### AIM OF THE TASK
Reproduce each line of the material exactly, minus any picture.

### INFORMATION PROVIDED
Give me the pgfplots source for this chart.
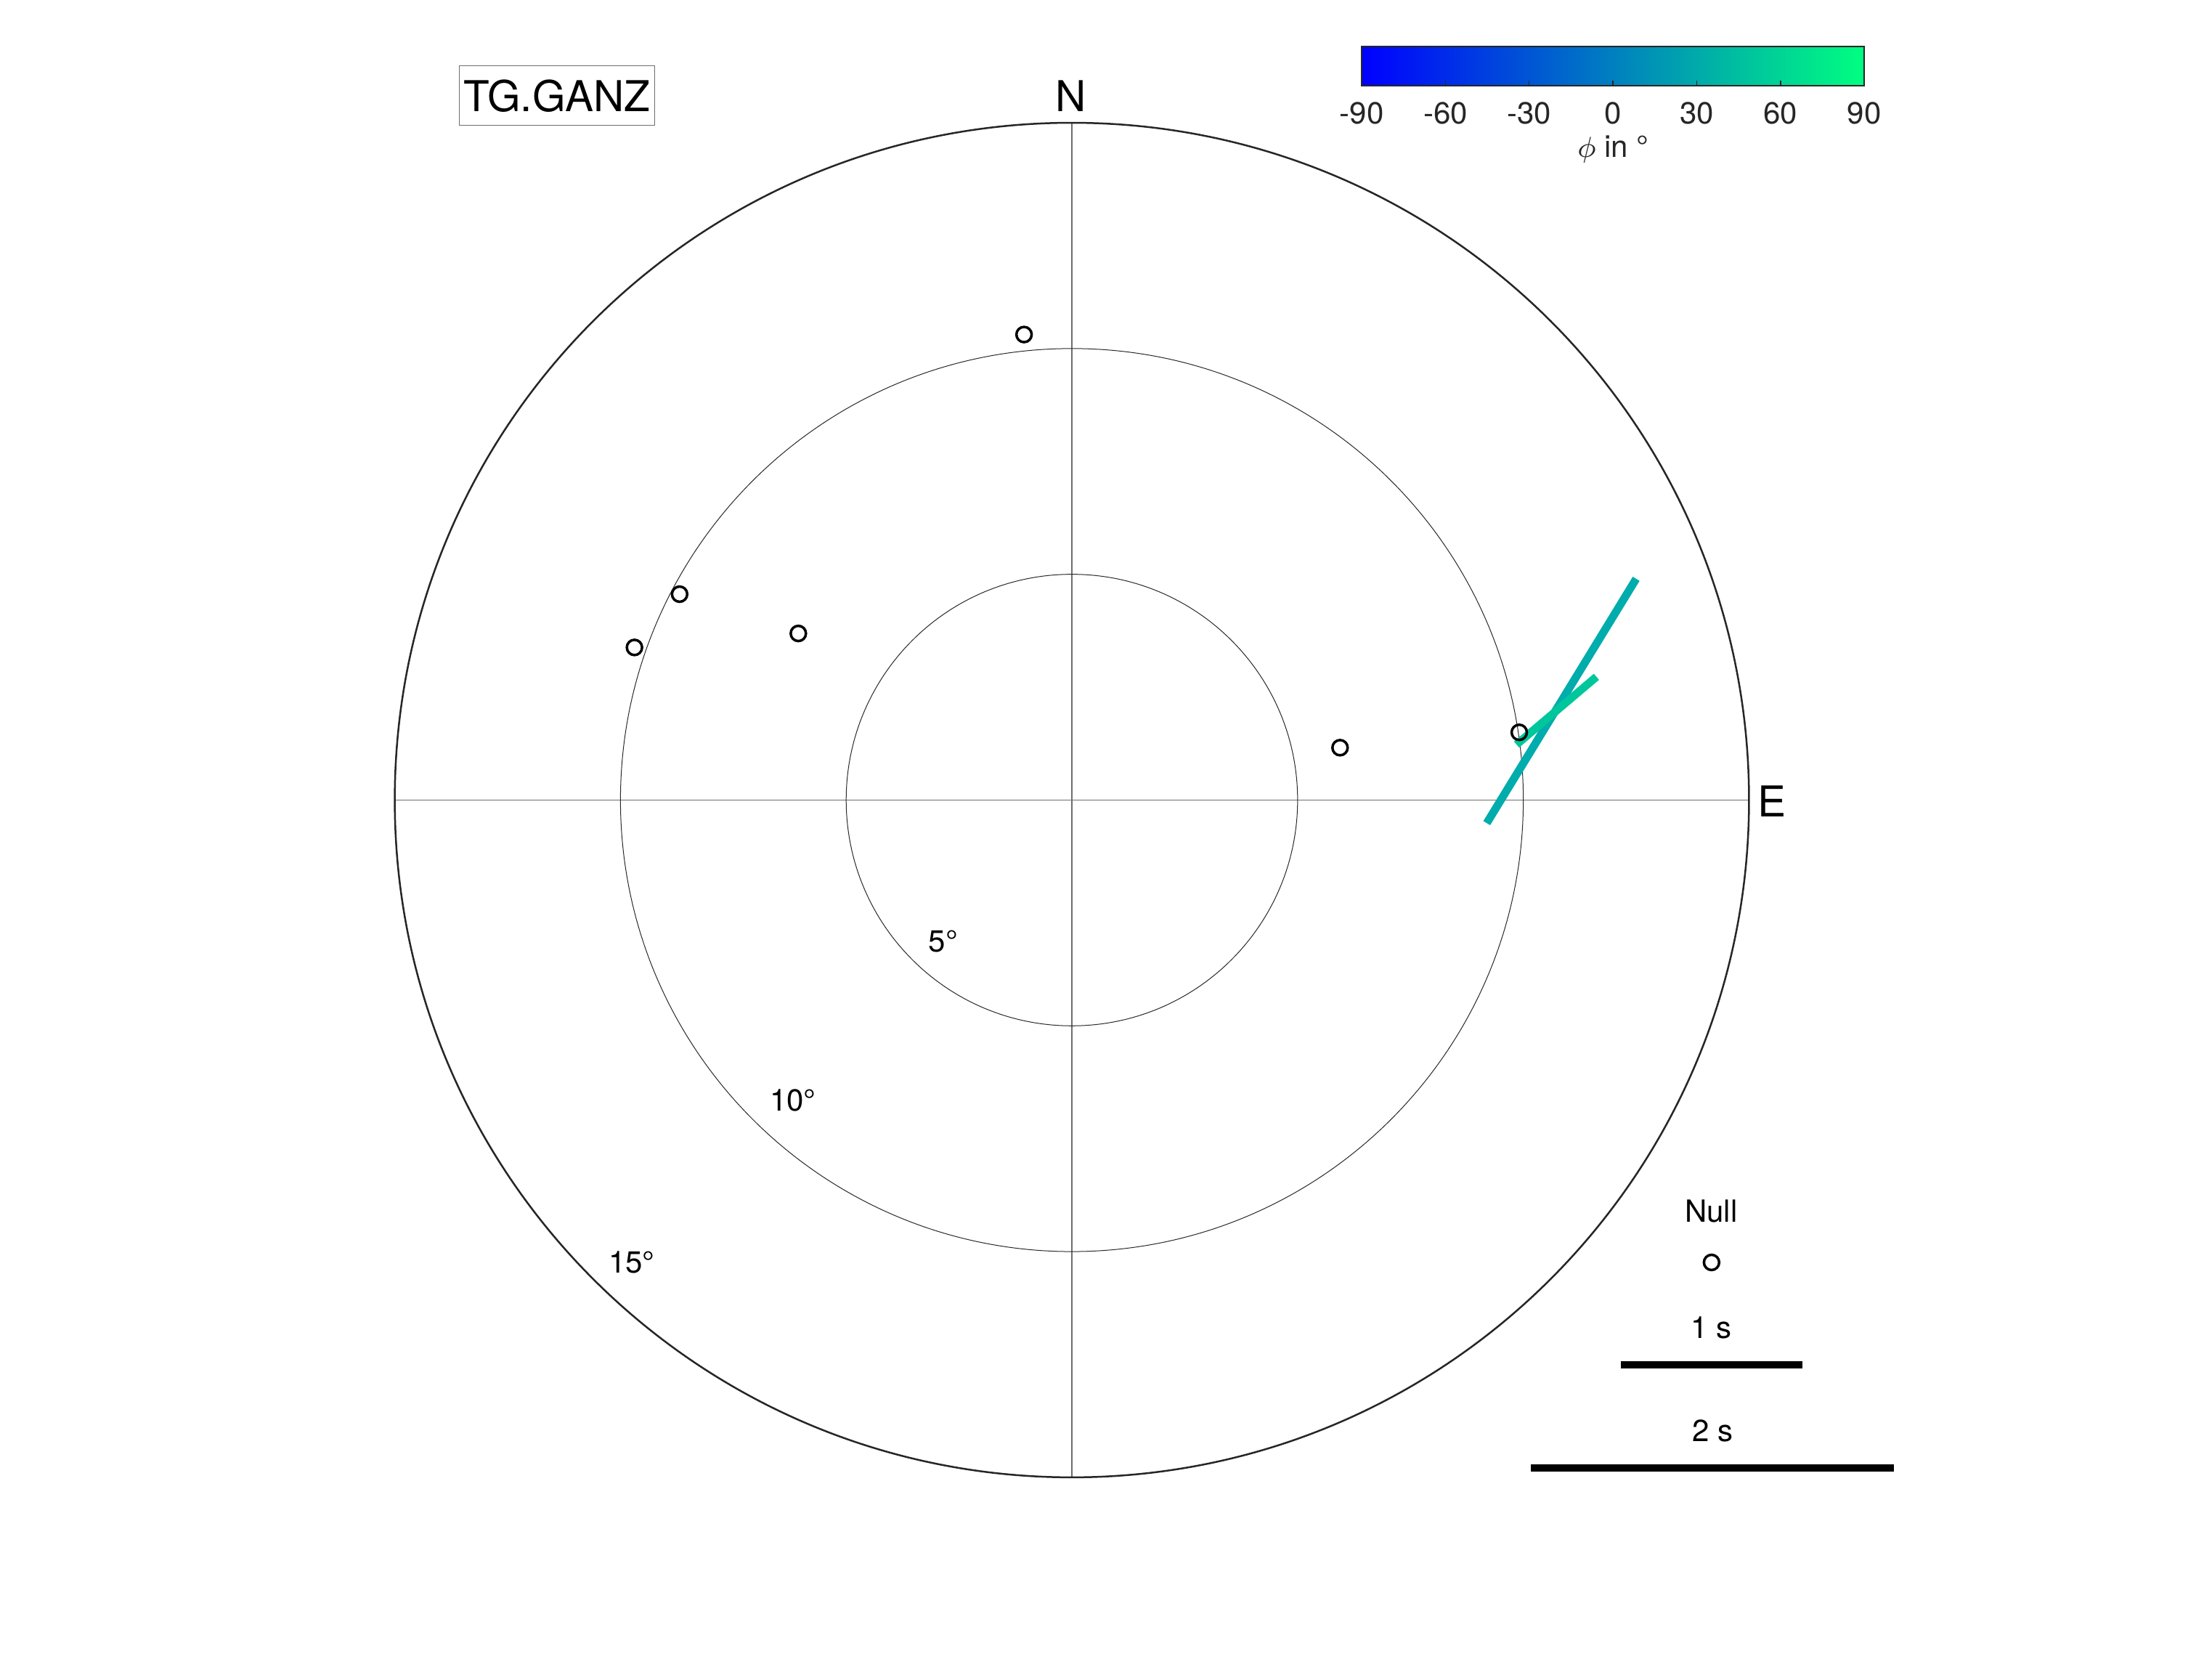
\documentclass[border=0pt]{standalone}
\usepackage{fontspec}
\setmainfont{TeX Gyre Heros}
\usepackage{pgfplots}
\pgfplotsset{compat=1.18}
\definecolor{cbgray}{RGB}{38,38,38}
\definecolor{gridgray}{RGB}{110,110,110}
\definecolor{ringgray}{RGB}{40,40,40}
\definecolor{barA}{RGB}{0,172,172}
\definecolor{barB}{RGB}{0,198,156}
\newcommand{\bigf}{\fontsize{11.7}{14}\selectfont}
\newcommand{\smallf}{\fontsize{8.4}{10}\selectfont}
\begin{document}
\begin{tikzpicture}
\begin{axis}[
  scale only axis,
  x=12.432pt, y=12.432pt,
  xmin=-23.745, xmax=25.257,
  ymin=-19.02, ymax=17.72,
  hide axis,
  clip=false,
  colormap={winter}{rgb255=(0,0,255) rgb255=(0,255,128)},
  point meta min=-90, point meta max=90,
  colorbar horizontal,
  colorbar style={
    at={(parent axis.north west)}, anchor=north west,
    xshift=375pt, yshift=-4.26pt,
    width=138.4pt, height=10.8pt,
    xtick={-90,-60,-30,0,30,60,90},
    xticklabels={-90,-60,-30,0,30,60,90},
    xtick pos=left,
    tick align=inside,
    major tick length=1.4pt,
    xtick style={cbgray, line width=0.3pt},
    axis line style={cbgray, line width=0.4pt},
    xticklabel style={font=\smallf, text=cbgray, anchor=center, yshift=-7.5pt},
    ytick=\empty,
  },
]
% bounding box of the whole picture
\path (rel axis cs:0,0) rectangle (rel axis cs:1,1);
% grid
\draw[gridgray, line width=0.3pt] (axis cs:-15,0) -- (axis cs:15,0);
\draw[gridgray, line width=0.3pt] (axis cs:0,-15) -- (axis cs:0,15);
\draw[ringgray, line width=0.2pt] (axis cs:0,0) circle[radius=62.16pt];
\draw[ringgray, line width=0.2pt] (axis cs:0,0) circle[radius=124.32pt];
\draw[cbgray, line width=0.5pt] (axis cs:0,0) circle[radius=186.48pt];
% labels
\node[font=\bigf] at (axis cs:-0.03,15.59) {N};
\node[font=\bigf] at (axis cs:15.51,-0.02) {E};
\node[font=\smallf] at (axis cs:-2.85,-3.13) {5°};
\node[font=\smallf] at (axis cs:-6.18,-6.65) {10°};
\node[font=\smallf] at (axis cs:-9.75,-10.24) {15°};
\node[font=\bigf, draw=gridgray, line width=0.2pt, minimum width=53.8pt, minimum height=16.4pt, inner sep=0pt] at (axis cs:-11.41,15.60) {TG.GANZ};
\node[font=\smallf, text=cbgray] at (axis cs:11.99,14.41) {$\phi$ in °};
% splitting measurements
\addplot[barA, line width=2.2pt] coordinates {(9.19,-0.51) (12.50,4.90)};
\addplot[barB, line width=2.2pt] coordinates {(9.85,1.23) (11.62,2.73)};
% nulls
\addplot[only marks, mark=o, mark size=2.1pt, mark options={black, line width=0.7pt}] coordinates {
  (-1.06,10.31) (-8.69,4.56) (-9.69,3.38) (-6.06,3.69) (5.94,1.16) (9.91,1.50)};
% legend
\node[font=\smallf] at (axis cs:14.16,-9.11) {Null};
\addplot[only marks, mark=o, mark size=2.1pt, mark options={black, line width=0.7pt}] coordinates {(14.17,-10.24)};
\node[font=\smallf] at (axis cs:14.17,-11.69) {1 s};
\addplot[black, line width=2pt] coordinates {(12.16,-12.507) (16.18,-12.507)};
\node[font=\smallf] at (axis cs:14.19,-13.97) {2 s};
\addplot[black, line width=2pt] coordinates {(10.17,-14.79) (18.21,-14.79)};
\end{axis}
\end{tikzpicture}
\end{document}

### RESULT OF THIS TASK
Give me the pgfplots source for this chart.
\documentclass[border=0pt]{standalone}
\usepackage{fontspec}
\setmainfont{TeX Gyre Heros}
\usepackage{pgfplots}
\pgfplotsset{compat=1.18}
\definecolor{cbgray}{RGB}{38,38,38}
\definecolor{gridgray}{RGB}{110,110,110}
\definecolor{ringgray}{RGB}{40,40,40}
\definecolor{barA}{RGB}{0,172,172}
\definecolor{barB}{RGB}{0,198,156}
\newcommand{\bigf}{\fontsize{11.7}{14}\selectfont}
\newcommand{\smallf}{\fontsize{8.4}{10}\selectfont}
\begin{document}
\begin{tikzpicture}
\begin{axis}[
  scale only axis,
  x=12.432pt, y=12.432pt,
  xmin=-23.745, xmax=25.257,
  ymin=-19.02, ymax=17.72,
  hide axis,
  clip=false,
  colormap={winter}{rgb255=(0,0,255) rgb255=(0,255,128)},
  point meta min=-90, point meta max=90,
  colorbar horizontal,
  colorbar style={
    at={(parent axis.north west)}, anchor=north west,
    xshift=375pt, yshift=-4.26pt,
    width=138.4pt, height=10.8pt,
    xtick={-90,-60,-30,0,30,60,90},
    xticklabels={-90,-60,-30,0,30,60,90},
    xtick pos=left,
    tick align=inside,
    major tick length=1.4pt,
    xtick style={cbgray, line width=0.3pt},
    axis line style={cbgray, line width=0.4pt},
    xticklabel style={font=\smallf, text=cbgray, anchor=center, yshift=-7.5pt},
    ytick=\empty,
  },
]
% bounding box of the whole picture
\path (rel axis cs:0,0) rectangle (rel axis cs:1,1);
% grid
\draw[gridgray, line width=0.3pt] (axis cs:-15,0) -- (axis cs:15,0);
\draw[gridgray, line width=0.3pt] (axis cs:0,-15) -- (axis cs:0,15);
\draw[ringgray, line width=0.2pt] (axis cs:0,0) circle[radius=62.16pt];
\draw[ringgray, line width=0.2pt] (axis cs:0,0) circle[radius=124.32pt];
\draw[cbgray, line width=0.5pt] (axis cs:0,0) circle[radius=186.48pt];
% labels
\node[font=\bigf] at (axis cs:-0.03,15.59) {N};
\node[font=\bigf] at (axis cs:15.51,-0.02) {E};
\node[font=\smallf] at (axis cs:-2.85,-3.13) {5°};
\node[font=\smallf] at (axis cs:-6.18,-6.65) {10°};
\node[font=\smallf] at (axis cs:-9.75,-10.24) {15°};
\node[font=\bigf, draw=gridgray, line width=0.2pt, minimum width=53.8pt, minimum height=16.4pt, inner sep=0pt] at (axis cs:-11.41,15.60) {TG.GANZ};
\node[font=\smallf, text=cbgray] at (axis cs:11.99,14.41) {$\phi$ in °};
% splitting measurements
\addplot[barA, line width=2.2pt] coordinates {(9.19,-0.51) (12.50,4.90)};
\addplot[barB, line width=2.2pt] coordinates {(9.85,1.23) (11.62,2.73)};
% nulls
\addplot[only marks, mark=o, mark size=2.1pt, mark options={black, line width=0.7pt}] coordinates {
  (-1.06,10.31) (-8.69,4.56) (-9.69,3.38) (-6.06,3.69) (5.94,1.16) (9.91,1.50)};
% legend
\node[font=\smallf] at (axis cs:14.16,-9.11) {Null};
\addplot[only marks, mark=o, mark size=2.1pt, mark options={black, line width=0.7pt}] coordinates {(14.17,-10.24)};
\node[font=\smallf] at (axis cs:14.17,-11.69) {1 s};
\addplot[black, line width=2pt] coordinates {(12.16,-12.507) (16.18,-12.507)};
\node[font=\smallf] at (axis cs:14.19,-13.97) {2 s};
\addplot[black, line width=2pt] coordinates {(10.17,-14.79) (18.21,-14.79)};
\end{axis}
\end{tikzpicture}
\end{document}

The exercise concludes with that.